30. Le yack (Bos grunniens).
31. Le chevrotain à musc (Moschus moschïferus).
32. D'où le nom qu'on donne à ces tissus.
33. Les commentateurs s'accordent assez peu sur la situation réelle de ces dernières provinces et des villes dont il va être question.
34. Cette résidence d'été était située dans la Mongolie, au nord de la province de Pè-tchi-li et de la Grande Muraille. (P.)
35. M. Pauthier, s'appuyant sur cette dernière phrase, d'ailleurs caractéristique, se livre à de longues considérations sur les singulières assertions du voyageur. «Nous rions, dit-il, de ces peuples qui s'en laissent imposer par de prétendus magiciens, comme si chez nous, alors que nous nous croyons doués d’une grande sagesse philosophique, l'on ne croyait pas à l’action occulte des esprits frappeurs, aux tablés tournantes et autres effets merveilleux. Cela est soutenu dans des salons du grand monde, où l’on fait se produire toutes sortes de phénomènes surnaturels, par une vertu secrète aussi, du moins en apparence, et des milliers de personnes qui en ont été témoins attestent aussi des faits lesquels ne sont pas pour cela plus réels.»

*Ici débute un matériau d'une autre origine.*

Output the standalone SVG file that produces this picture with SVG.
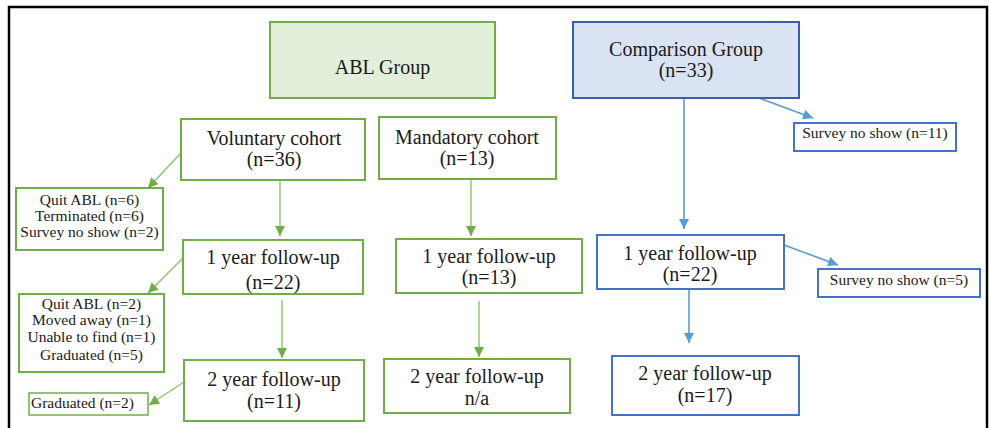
<svg xmlns="http://www.w3.org/2000/svg" width="990" height="428" viewBox="0 0 990 428" font-family="'Liberation Serif', 'Times New Roman', serif">
<defs>
<style>
.bg{fill:#ffffff}
.frame{fill:none;stroke:#000;stroke-width:2.5}
.g{fill:#fff;stroke:#70ad47;stroke-width:2}
.gf{fill:#e2efda;stroke:#70ad47;stroke-width:2}
.b{fill:#fff;stroke:#4472c4;stroke-width:2}
.bf{fill:#dae3f3;stroke:#3a5fa8;stroke-width:2}
text{font-family:'Liberation Serif','Times New Roman',serif;fill:#1a1a1a;text-anchor:middle}
.t{font-size:20px}
.s{font-size:15.5px}
.gl{fill:none;stroke:#8cc46a;stroke-width:1.4}
.bl{fill:none;stroke:#5b9bd5;stroke-width:1.6}
</style>
<marker id="ag" viewBox="0 0 10 10" refX="10" refY="5" markerWidth="11" markerHeight="10" markerUnits="userSpaceOnUse" orient="auto">
<path d="M0,0 L10,5 L0,10 Z" fill="#70ad47"/>
</marker>
<marker id="ab" viewBox="0 0 10 10" refX="10" refY="5" markerWidth="11" markerHeight="10" markerUnits="userSpaceOnUse" orient="auto">
<path d="M0,0 L10,5 L0,10 Z" fill="#5b9bd5"/>
</marker>
</defs>
<rect class="bg" x="0" y="0" width="990" height="428"/>
<rect class="frame" x="9" y="7" width="978" height="430"/>

<g id="connectors">
<line class="gl" x1="181" y1="153" x2="148" y2="188" marker-end="url(#ag)"/>
<line class="gl" x1="280" y1="180" x2="280" y2="236" marker-end="url(#ag)"/>
<line class="gl" x1="471" y1="179" x2="471" y2="236" marker-end="url(#ag)"/>
<line class="gl" x1="183" y1="258" x2="148" y2="293" marker-end="url(#ag)"/>
<line class="gl" x1="282" y1="300" x2="282" y2="358" marker-end="url(#ag)"/>
<line class="gl" x1="479" y1="301" x2="479" y2="357" marker-end="url(#ag)"/>
<line class="gl" x1="184" y1="382" x2="149" y2="405" marker-end="url(#ag)"/>
<line class="bl" x1="684" y1="98" x2="684" y2="229" marker-end="url(#ab)"/>
<line class="bl" x1="759" y1="98" x2="813" y2="118" marker-end="url(#ab)"/>
<line class="bl" x1="784" y1="245" x2="838" y2="265" marker-end="url(#ab)"/>
<line class="bl" x1="689" y1="289" x2="689" y2="343" marker-end="url(#ab)"/>
</g>

<g id="abl-group">
<rect class="gf" x="270" y="22" width="225" height="76"/>
<text class="t" x="382.5" y="74">ABL Group</text>
</g>
<g id="comparison-group">
<rect class="bf" x="573" y="22" width="226" height="76"/>
<text class="t" x="686" y="56">Comparison Group</text>
<text class="t" x="686" y="77">(n=33)</text>
</g>
<g id="voluntary-cohort">
<rect class="g" x="181" y="119" width="184" height="61"/>
<text class="t" x="274" y="145">Voluntary cohort</text>
<text class="t" x="274" y="166">(n=36)</text>
</g>
<g id="mandatory-cohort">
<rect class="g" x="379" y="117" width="177" height="62"/>
<text class="t" x="467" y="144">Mandatory cohort</text>
<text class="t" x="467" y="165">(n=13)</text>
</g>
<g id="vol-exit-1">
<rect class="g" x="16" y="188" width="147" height="62"/>
<text class="s" x="89.5" y="205">Quit ABL (n=6)</text>
<text class="s" x="89.5" y="221">Terminated (n=6)</text>
<text class="s" x="89.5" y="237">Survey no show (n=2)</text>
</g>
<g id="vol-1yr">
<rect class="g" x="183" y="240" width="180" height="54"/>
<text class="t" x="273" y="264">1 year follow-up</text>
<text class="t" x="273" y="289">(n=22)</text>
</g>
<g id="mand-1yr">
<rect class="g" x="396" y="239" width="186" height="54"/>
<text class="t" x="489" y="263">1 year follow-up</text>
<text class="t" x="489" y="284">(n=13)</text>
</g>
<g id="comp-exit-1">
<rect class="b" x="794" y="123" width="162" height="28"/>
<text class="s" x="875" y="138">Survey no show (n=11)</text>
</g>
<g id="comp-1yr">
<rect class="b" x="597" y="235" width="187" height="54"/>
<text class="t" x="690" y="260">1 year follow-up</text>
<text class="t" x="690" y="281">(n=22)</text>
</g>
<g id="comp-exit-2">
<rect class="b" x="818" y="269" width="162" height="28"/>
<text class="s" x="899" y="285">Survey no show (n=5)</text>
</g>
<g id="vol-exit-2">
<rect class="g" x="19" y="294" width="145" height="78"/>
<text class="s" x="91.5" y="309">Quit ABL (n=2)</text>
<text class="s" x="91.5" y="325">Moved away (n=1)</text>
<text class="s" x="91.5" y="342">Unable to find (n=1)</text>
<text class="s" x="91.5" y="360">Graduated (n=5)</text>
</g>
<g id="vol-2yr">
<rect class="g" x="184" y="360" width="180" height="61"/>
<text class="t" x="274" y="386">2 year follow-up</text>
<text class="t" x="274" y="408">(n=11)</text>
</g>
<g id="vol-exit-3">
<rect x="29" y="393" width="119" height="22" fill="#fff" stroke="#70ad47" stroke-width="1.5"/>
<text class="s" x="31" y="408" style="text-anchor:start">Graduated (n=2)</text>
</g>
<g id="mand-2yr">
<rect class="g" x="384" y="359" width="186" height="54"/>
<text class="t" x="477" y="383">2 year follow-up</text>
<text class="t" x="477" y="405">n/a</text>
</g>
<g id="comp-2yr">
<rect class="b" x="612" y="356" width="187" height="59"/>
<text class="t" x="705" y="380">2 year follow-up</text>
<text class="t" x="705" y="402">(n=17)</text>
</g>
</svg>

36. Il s'agit ici des bonzeries de toute espèce qui pullulèrent toujours dans le vaste empire asiatique dont elles sont des plaies en quelque sorte normales: car l’innombrable population qu'elles contiennent non seulement est improductive, maïs vit des superstitions qu'elle entretient dans le peuple et attire à elle des richesses considérables. A plusieurs reprises les empereurs ont essayé de détruire les bonzeries, mais sans jamais y réussir.